- The Washington Times - Thursday, March 19, 2009

HARTFORD, CONN. (AP) - A lawyer for a 36-year-old Swedish countess who’s divorcing United Technologies Corp. Chairman George David tried to cast doubt on her estranged husband’s credibility Thursday by accusing him of lying in previous testimony about sex with his mistress.

William Beslow, an attorney for Marie Douglas-David, made the allegation as he questioned the 67-year-old multimillionaire in a Connecticut courtroom during the second day of their divorce trial, which lawyers in the case say is one of the most costly in state history.

David denied having lied under oath in previous proceedings, including a sworn deposition in December.

“I do not agree with that in any way,” he said after his testimony. He took the stand again Thursday after brief questioning by his own attorney Wednesday afternoon.

David, who retired as United Technologies’ chief executive last year but remained chairman, wants a judge to enforce a 2005 post-nuptial agreement he made with Douglas-David to give her $43 million when they divorce.

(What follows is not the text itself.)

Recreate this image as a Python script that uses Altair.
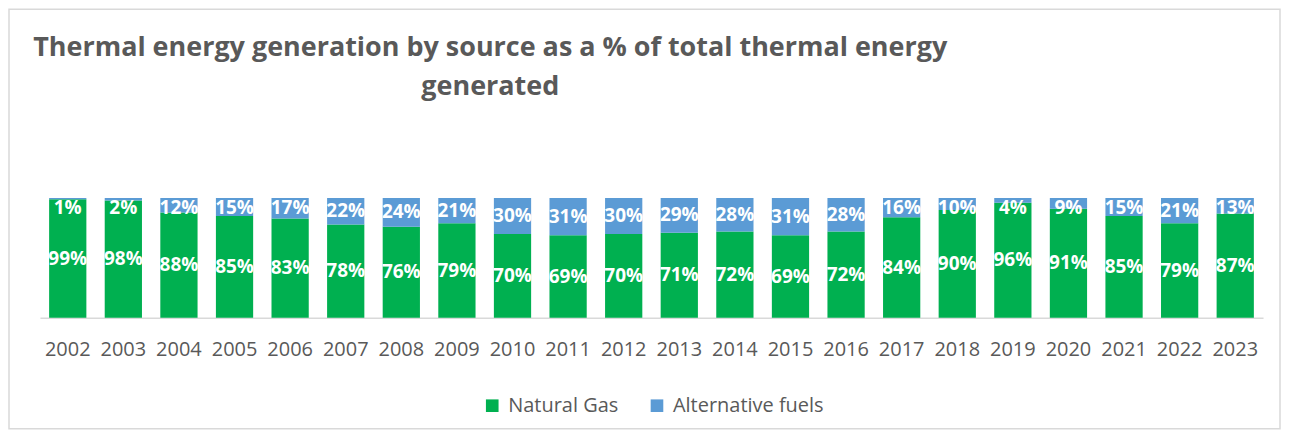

“I think at its root it’s very straightforward,” David told a reporter. “There is an agreement.”

Douglas-David, who says she has nearly $54,000 a week in expenses, wants the judge to declare the agreement invalid, saying she was coerced into signing it. She’s seeking about $99 million _ 30 percent of David’s estimated $330 million fortune _ and has requested $130,000 a month in alimony and nearly $390,000 in legal fees.

She also wants to keep expensive jewelry, two Mercedes-Benz automobiles, real estate in Sweden and assorted personal property.

Beslow asked David about the testimony he gave during the December deposition about his mistress, Wendy Touton.

“Did you state under oath that you did not recall anywhere on earth you had sex with Wendy Touton?” Beslow asked.

After David said he answered during the deposition that he couldn’t remember a specific location, Beslow asked him whether it was true he had sex with Touton at his home in Avon just days before the deposition.

David, looking at a transcript of the deposition Thursday, acknowledged that he had said later in the December testimony that it was true.

Beslow further alleged that David inflated his assets several years ago when applying to purchase a co-op at a prestigious Park Avenue building, where Douglas-David now lives. Beslow said David claimed he owned property in Sweden that actually belonged to Douglas-David.

David replied, “Yes,” when asked if he knew when he was signing the financial statement that he did not own the property in Sweden.

Beslow, who represented Mia Farrow in her child-custody suit against actor-director Woody Allen and Marla Maples in her divorce from Donald Trump, then asked David if he had told Douglas-David that it was important to show a high number of assets in the application for the coop. David said he didn’t.

David spent the first part of the day answering questions by Dranginis about financial transactions he made under the terms of the post-nuptial agreement.

David argues that he and Douglas-David, who were married in 2002, have already followed through on some of the terms of the agreement, and that she had tried to have it enforced during a previous court case in New York. He says those facts support the agreement’s validity.